The Pear, on Mountain View’s La Avenida Avenue, has once again brought timely entertainment to Silicon Valley’s theatre going public. Daniel Zafer Joyce is brilliant Robert Chilton who has solved the conundrum of high birth and low wealth by translating insider knowledge obtained through high position into the source of a fortune. Zafer-Jones rides the emotional heights and depths of a script, ably directed by Jenny Hollingworth, with masterly poise A letter left behind provides the plot device to set a minuet of blackmailing and counter black mailings in motion that force the members of a corrupt elite to admit to themselves that they have feet of clay while maintaining an omniscient display of probity and power to the rest of the world.
Ellen Dunphy is the implacable foil to her husband, displaying hauteur without limit until being forced from her pedestal to acknowledge his deceit while nevertheless condoning it in a display of marital and class solidarity. Aaron Weisberg is superb as Lord Goring, a self-indulgent noble scion whose vocation is to fart self-deprecating verbal paradoxes while protecting his bosom buddy. Cindy Weisberg‘s Mabel effectively portrays the traditional female elite role of marriage to a class peer. Kelsey Tresemer is transcendent as Mrs Cheveley, the personification of guileful intrigue. Tom Farley steals the show as doddering Lord Claversham, up holding conventionalities in word and deed while seeing his playfully errant son through to his destiny as family man.
Living Our Own Victorian Period
Why are we so fascinated by the Victorian era, the mise en scene of Oscar Wilde’s biting critique of a corrupt elite that protects its members at all costs? Perhaps, because of its relevance to contemporary US society, mirrored in this Victorian image, with rising class divides expressed in a cavalier attitude to the rest of society taken into account only as a dutiful supporting cast, following their betters even against their interests.
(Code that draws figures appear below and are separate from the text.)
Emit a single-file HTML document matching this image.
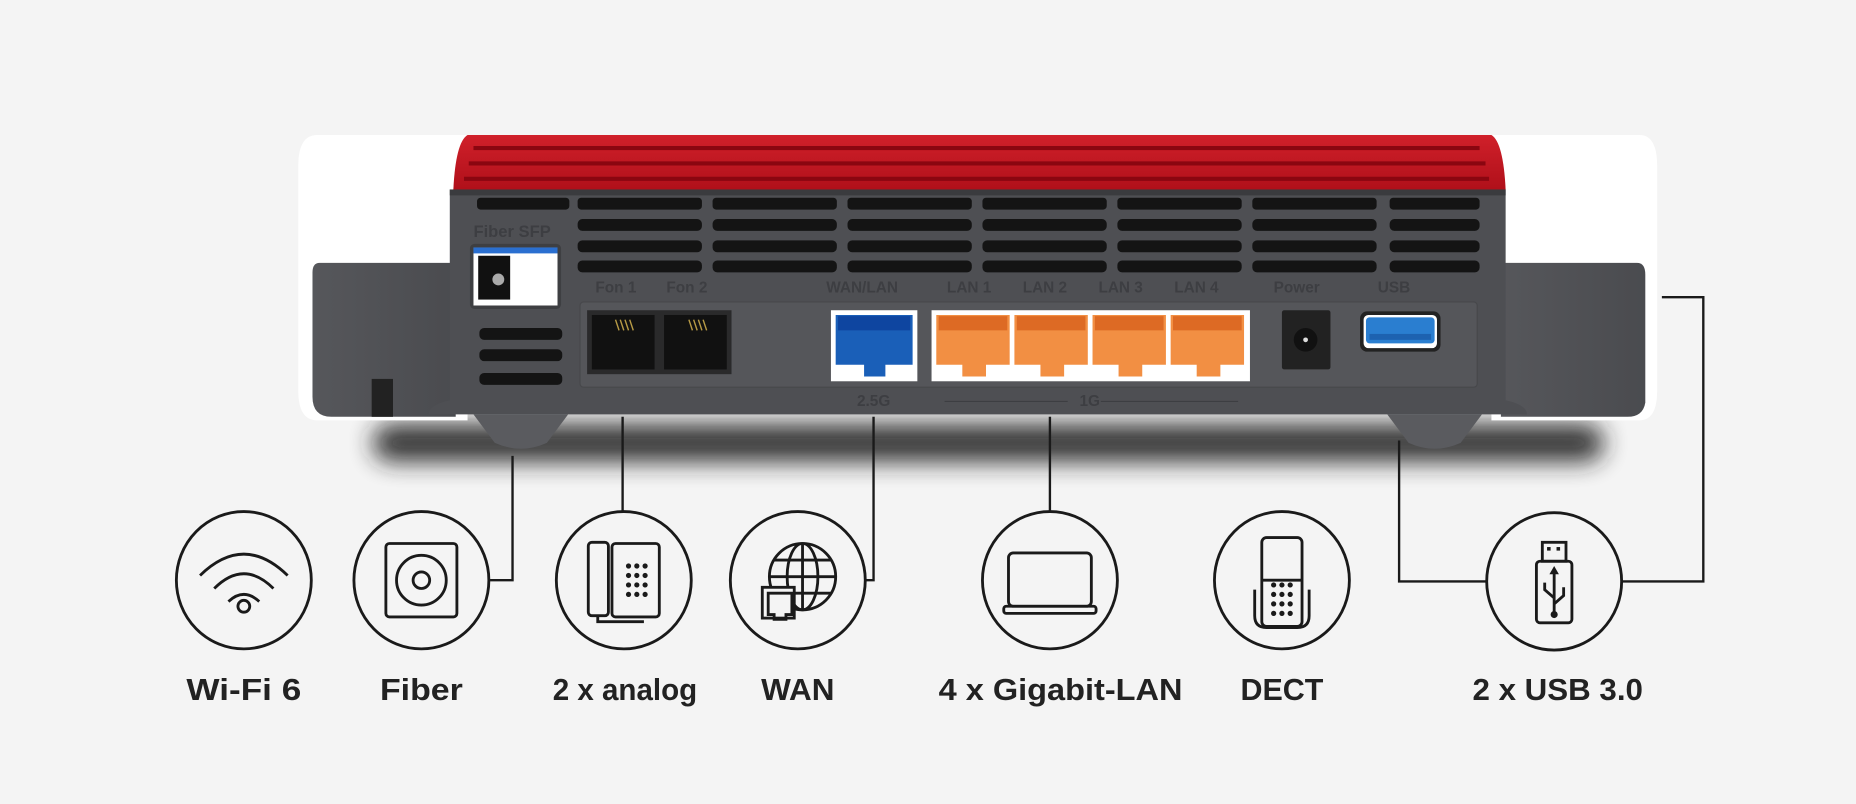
<!DOCTYPE html>
<html><head><meta charset="utf-8"><style>
html,body{margin:0;padding:0;background:#f4f4f4;width:1856px;height:804px;overflow:hidden}
svg{display:block}
text{font-family:"Liberation Sans",sans-serif;font-weight:bold}
</style></head><body>
<svg width="1856" height="804" viewBox="0 0 1568 679" preserveAspectRatio="none" xmlns="http://www.w3.org/2000/svg">
<defs>
<filter id="blur" x="-20%" y="-200%" width="140%" height="500%"><feGaussianBlur stdDeviation="10"/></filter>
<linearGradient id="red" x1="0" y1="0" x2="0" y2="1"><stop offset="0" stop-color="#d0202a"/><stop offset="1" stop-color="#b0101a"/></linearGradient>
<linearGradient id="side" x1="0" y1="0" x2="1" y2="0"><stop offset="0" stop-color="#56575b"/><stop offset="1" stop-color="#4a4b4f"/></linearGradient>
</defs>
<rect width="1568" height="679" fill="#f4f4f4"/>
<rect x="315" y="358" width="1040" height="32" rx="16" fill="#222" filter="url(#blur)" opacity="0.9"/>
<path d="M268 114 H395 V355 H268 Q252 355 252 330 V140 Q252 114 268 114Z" fill="#fff"/>
<path d="M1260 114 H1385 Q1400 114 1400 140 V330 Q1400 355 1385 355 H1260Z" fill="#fff"/>
<path d="M270 222 H385 V352 H280 Q264 352 264 335 V230 Q264 222 270 222Z" fill="url(#side)"/>
<path d="M1268 222 H1383 Q1390 222 1390 232 V340 Q1388 352 1375 352 H1268Z" fill="url(#side)"/>
<rect x="314" y="320" width="18" height="32" fill="#222"/>
<path d="M395 114 H1260 Q1270 120 1272 160 H383 Q385 120 395 114Z" fill="url(#red)"/>
<g stroke="#8a0610" stroke-width="3.5">
<line x1="400" y1="125" x2="1250" y2="125"/><line x1="396" y1="138" x2="1255" y2="138"/><line x1="392" y1="151" x2="1258" y2="151"/>
</g>
<path d="M380 160 H1272 V338 Q1290 342 1290 350 H362 Q362 342 380 338Z" fill="#4e4f53"/>
<rect x="380" y="160" width="892" height="5" fill="#3a3b3e"/>
<g fill="#141414">
<rect x="403" y="167" width="78" height="10" rx="3"/>
<rect x="405" y="277" width="70" height="10" rx="4"/><rect x="405" y="295" width="70" height="10" rx="4"/><rect x="405" y="315" width="70" height="10" rx="4"/>
</g>
<g fill="#141414" id="vc">
<rect x="488" y="167" width="105" height="10" rx="3"/><rect x="488" y="185" width="105" height="10" rx="4"/><rect x="488" y="203" width="105" height="10" rx="4"/><rect x="488" y="220" width="105" height="10" rx="4"/>
</g>
<use href="#vc" x="114"/><use href="#vc" x="228"/><use href="#vc" x="342"/><use href="#vc" x="456"/><use href="#vc" x="570"/>
<g fill="#141414"><rect x="1174" y="167" width="76" height="10" rx="3"/><rect x="1174" y="185" width="76" height="10" rx="4"/><rect x="1174" y="203" width="76" height="10" rx="4"/><rect x="1174" y="220" width="76" height="10" rx="4"/></g>
<g fill="#3d3e42" font-size="13" font-family="Liberation Sans,sans-serif">
<text x="400" y="200" font-size="14">Fiber SFP</text>
<text x="503" y="247">Fon 1</text><text x="563" y="247">Fon 2</text>
<text x="698" y="247">WAN/LAN</text><text x="800" y="247">LAN 1</text><text x="864" y="247">LAN 2</text><text x="928" y="247">LAN 3</text><text x="992" y="247">LAN 4</text>
<text x="1076" y="247">Power</text><text x="1164" y="247">USB</text>
<text x="724" y="343">2.5G</text><text x="912" y="343">1G</text>
</g>
<line x1="798" y1="339" x2="902" y2="339" stroke="#3d3e42" /><line x1="930" y1="339" x2="1046" y2="339" stroke="#3d3e42"/>
<rect x="397" y="206" width="77" height="55" rx="4" fill="#3e3f42"/>
<rect x="400" y="209" width="71" height="49" fill="#fff"/>
<rect x="400" y="209" width="71" height="5" fill="#2a6fd0"/>
<rect x="404" y="216" width="27" height="37" fill="#111"/>
<circle cx="421" cy="236" r="5" fill="#aaa"/>
<rect x="490" y="255" width="758" height="72" rx="3" fill="#55565a" stroke="#47484b"/>
<rect x="496" y="262" width="122" height="54" fill="#2a2a2b"/>
<rect x="500" y="266" width="53" height="46" fill="#111"/><rect x="561" y="266" width="53" height="46" fill="#111"/>
<g stroke="#b79a45" stroke-width="1.2"><path d="M520 270l3 9M524 270l3 9M528 270l3 9M532 270l3 9M582 270l3 9M586 270l3 9M590 270l3 9M594 270l3 9"/></g>
<rect x="702" y="262" width="73" height="60" fill="#fff"/>
<path d="M706 266 H771 V308 H748 V318 H730 V308 H706Z" fill="#1a5fb8"/>
<rect x="708" y="267" width="61" height="12" fill="#0e45a0"/>
<rect x="787" y="262" width="269" height="60" fill="#fff"/>
<g id="lp"><path d="M791 266 H853 V308 H833 V318 H813 V308 H791Z" fill="#f28f43"/><rect x="793" y="267" width="58" height="12" fill="#dd6a24"/></g>
<use href="#lp" x="66"/><use href="#lp" x="132"/><use href="#lp" x="198"/>
<rect x="1083" y="262" width="41" height="50" rx="2" fill="#222"/>
<circle cx="1103" cy="287" r="10" fill="#111"/><circle cx="1103" cy="287" r="2" fill="#ddd"/>
<rect x="1149" y="263" width="68" height="34" rx="6" fill="#222"/>
<rect x="1152" y="266" width="62" height="28" rx="4" fill="#fff"/>
<rect x="1154" y="268" width="58" height="22" rx="3" fill="#2a7ed0"/>
<rect x="1157" y="282" width="52" height="5" fill="#1d62b0"/>
<path d="M400 350 H480 L462 374 Q440 384 418 374Z" fill="#5a5b5f"/>
<path d="M1172 350 H1252 L1234 374 Q1212 384 1190 374Z" fill="#5a5b5f"/>
<g fill="none" stroke="#1a1a1a" stroke-width="2">
<path d="M433 385 V490 H414"/>
<path d="M526 352 V433"/>
<path d="M738 352 V490 H732"/>
<path d="M887 352 V433"/>
<path d="M1182 372 V491 H1256"/>
<path d="M1404 251 H1439 V491 H1371"/>
</g>
<g fill="none" stroke="#1a1a1a" stroke-width="2.4">
<ellipse cx="206" cy="490" rx="57" ry="58"/>
<ellipse cx="356" cy="490" rx="57" ry="58"/>
<ellipse cx="527" cy="490" rx="57" ry="58"/>
<ellipse cx="674" cy="490" rx="57" ry="58"/>
<ellipse cx="887" cy="490" rx="57" ry="58"/>
<ellipse cx="1083" cy="490" rx="57" ry="58"/>
<ellipse cx="1313" cy="491" rx="57" ry="58"/>
<path d="M169 486 Q206 450 243 486"/><path d="M181 497 Q206 472 231 497"/><path d="M193 508 Q206 496 219 508"/>
<circle cx="206" cy="512" r="5"/>
<rect x="326" y="459" width="60" height="62" rx="3"/><circle cx="356" cy="490" r="21"/><circle cx="356" cy="490" r="7"/>
<rect x="497" y="458" width="17" height="62" rx="3"/><rect x="517" y="459" width="40" height="62" rx="3"/>
<path d="M505 520 V525 H544"/>
<circle cx="678" cy="487" r="28"/><ellipse cx="678" cy="487" rx="13" ry="28"/><path d="M678 459 V515 M650 487 H706 M654 473 H702 M654 501 H702"/>
<rect x="644" y="496" width="27" height="26" fill="#f4f4f4"/>
<path d="M649 501 H669 V519 H664 V523 H654 V519 H649Z" fill="none"/>
<rect x="852" y="467" width="70" height="45" rx="4"/><rect x="848" y="512" width="78" height="6" rx="2"/>
<rect x="1066" y="454" width="34" height="75" rx="4"/><path d="M1066 490 H1100"/>
<path d="M1060 498 V520 Q1060 530 1070 530 H1096 Q1106 530 1106 520 V498"/>
<rect x="1303" y="458" width="20" height="16"/><rect x="1298" y="474" width="30" height="52" rx="3"/>
<path d="M1313 481 V518 M1313 505 L1305 498 V492 M1313 510 L1321 503 V496"/>
</g>
<g fill="#1a1a1a">
<g id="dots"><circle cx="531" cy="478" r="2.2"/><circle cx="538" cy="478" r="2.2"/><circle cx="545" cy="478" r="2.2"/>
<circle cx="531" cy="486" r="2.2"/><circle cx="538" cy="486" r="2.2"/><circle cx="545" cy="486" r="2.2"/>
<circle cx="531" cy="494" r="2.2"/><circle cx="538" cy="494" r="2.2"/><circle cx="545" cy="494" r="2.2"/>
<circle cx="531" cy="502" r="2.2"/><circle cx="538" cy="502" r="2.2"/><circle cx="545" cy="502" r="2.2"/></g>
<use href="#dots" x="545" y="16"/>
<rect x="1307" y="462" width="3" height="3"/><rect x="1315" y="462" width="3" height="3"/>
<circle cx="1313" cy="519" r="3"/><path d="M1313 478 l-4 7 h8z"/>
</g>
<g font-size="26" fill="#222" text-anchor="middle">
<text x="206" y="591" textLength="97" lengthAdjust="spacingAndGlyphs">Wi-Fi 6</text>
<text x="356" y="591" textLength="70" lengthAdjust="spacingAndGlyphs">Fiber</text>
<text x="528" y="591" textLength="122" lengthAdjust="spacingAndGlyphs">2 x analog</text>
<text x="674" y="591" textLength="62" lengthAdjust="spacingAndGlyphs">WAN</text>
<text x="896" y="591" textLength="206" lengthAdjust="spacingAndGlyphs">4 x Gigabit-LAN</text>
<text x="1083" y="591" textLength="70" lengthAdjust="spacingAndGlyphs">DECT</text>
<text x="1316" y="591" textLength="144" lengthAdjust="spacingAndGlyphs">2 x USB 3.0</text>
</g>
</svg>
</body></html>
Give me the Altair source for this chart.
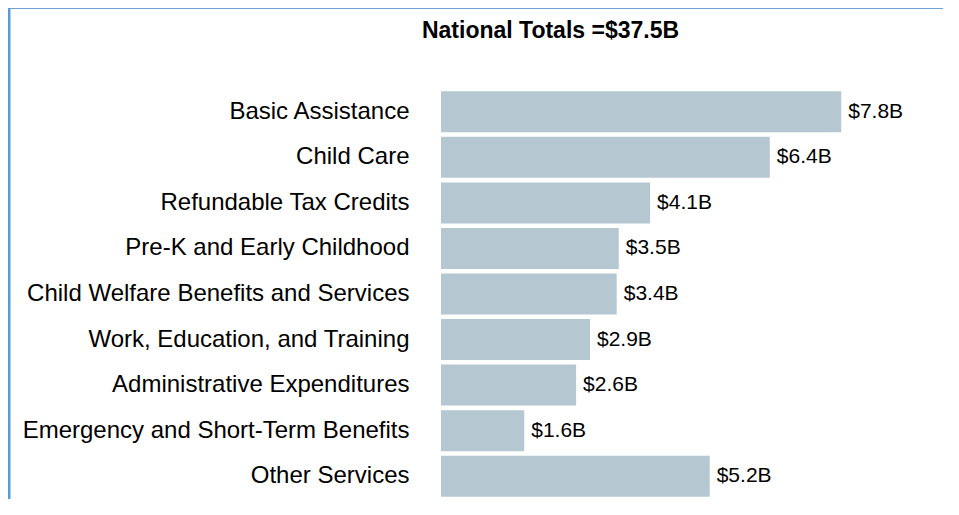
import altair as alt
import pandas as pd

categories = [
    "Basic Assistance",
    "Child Care",
    "Refundable Tax Credits",
    "Pre-K and Early Childhood",
    "Child Welfare Benefits and Services",
    "Work, Education, and Training",
    "Administrative Expenditures",
    "Emergency and Short-Term Benefits",
    "Other Services",
]
values = [7.79, 6.40, 4.07, 3.46, 3.42, 2.90, 2.63, 1.62, 5.23]
value_labels = ["$7.8B", "$6.4B", "$4.1B", "$3.5B", "$3.4B", "$2.9B", "$2.6B", "$1.6B", "$5.2B"]
title_text = "National Totals =$37.5B"

df = pd.DataFrame({"category": categories, "value": values, "label": value_labels})

FONT = "Liberation Sans"

y_enc = alt.Y(
    "category:N",
    sort=categories,
    scale=alt.Scale(paddingInner=0.1, paddingOuter=0.05),
    axis=alt.Axis(
        title=None, ticks=False, tickSize=0, domain=False, grid=False,
        labelFontSize=24, labelFont=FONT, labelColor="#000000",
        labelPadding=32, labelLimit=500,
    ),
)
x_enc = alt.X(
    "value:Q",
    scale=alt.Scale(domain=[0, 8], nice=False),
    axis=None,
)

bars = alt.Chart(df).mark_bar(color="#b5c7d1").encode(x=x_enc, y=y_enc)
texts = alt.Chart(df).mark_text(
    align="left", baseline="middle", dx=7, fontSize=21, font=FONT, color="#000000"
).encode(x=x_enc, y=y_enc, text="label:N")

border_df = pd.DataFrame({"a": [0]})
top_line = alt.Chart(border_df).mark_rule(color="#6fa3d8", strokeWidth=2).encode(
    x=alt.value(-433), x2=alt.value(520), y=alt.value(-81)
)
left_line = alt.Chart(border_df).mark_rule(color="#5b9bd5", strokeWidth=3).encode(
    x=alt.value(-432), y=alt.value(-82), y2=alt.value(420)
)

chart = alt.layer(top_line, left_line, bars, texts).properties(
    width=411,
    height=410,
    title=alt.TitleParams(
        title_text, fontSize=23, font=FONT, fontWeight="bold", color="#000000",
        anchor="middle", frame="group", dx=-96, dy=55, baseline="alphabetic", offset=0,
    ),
    autosize=alt.AutoSizeParams(type="none"),
    padding={"left": 433, "top": 81, "right": 91, "bottom": 0},
).configure_view(stroke=None)

chart.save("out.html", embed_options={"renderer": "svg", "actions": False})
In this morality play that is an epic of immorality, Wilde depicts a series of events that should portend the downfall of an immoral personality but instead resurrects him, albeit infused with a sense of his imperfection, now shared by those who formerly looked up to him as a sacred icon. Scarcity lost, privilege persists nevertheless. When the British Empire was at its height of global power, its political elite exuded an irrational confidence that they could cover every flawed judgment and action with a bravado and poise that persists to this day. Silicon Valley’s tech elite exhibits a similar complacent habitus, presuming the inevitability of their ruling ethos, under differing circumstances, even though clothing style and personal mannerisms take a different guise, they act as to the manner born. In the contemporary UK case, the role model of corrupt leadership is personified by Boris Johnson, the new British Prime Minister. Despite, or perhaps because of his bald-faced untruths in promoting the UK’s departure from the European Union, he has been seen through to residence in number 10, a highly possible outcome for Wilde’s prototypical character, as well.
A Theatrical Farce of Relevance
Why do some politicians, like a former Minnesota Senator, disappear at the merest hint ofmoral lapse, while others, like Donald Trump, are reinforced in the face of great scandal?
Before “white privilege” there was economic and class privilege and, of course, they are inter-related. The “ideal husband” in this Wildean send-up of the British upper class is no ideal at all but merely an ordinary man, placed in a high political position, demonstrating the resilience of a hereditary upper class. He is able to take full advantage of his social position to maintain andenhance his status, despite severe moral lapses. Does this tale of impending fall sound all too familiar? Has inevitable fate been upended or merely delayed?
Wilde’s “Perfect Husband” resonates into our era in its hilarious take on the fraught manners and morals of a ruling caste. If not a radical take-down of that elite; it is an exposure of their follies and foibles that delegitimitates their presumption to rule. A Machiavellian set of guidelines to a Prince on how to rule is subverted by a depiction of the ruler in practice as no more or less virtuous than an ordinary person, indeed one likely to be less fit to govern than any of us. This is the meaning and message of Oscar Wilde’s pre-Brechtian political tract in the guise of a post-Restoration comedy of manners and morals.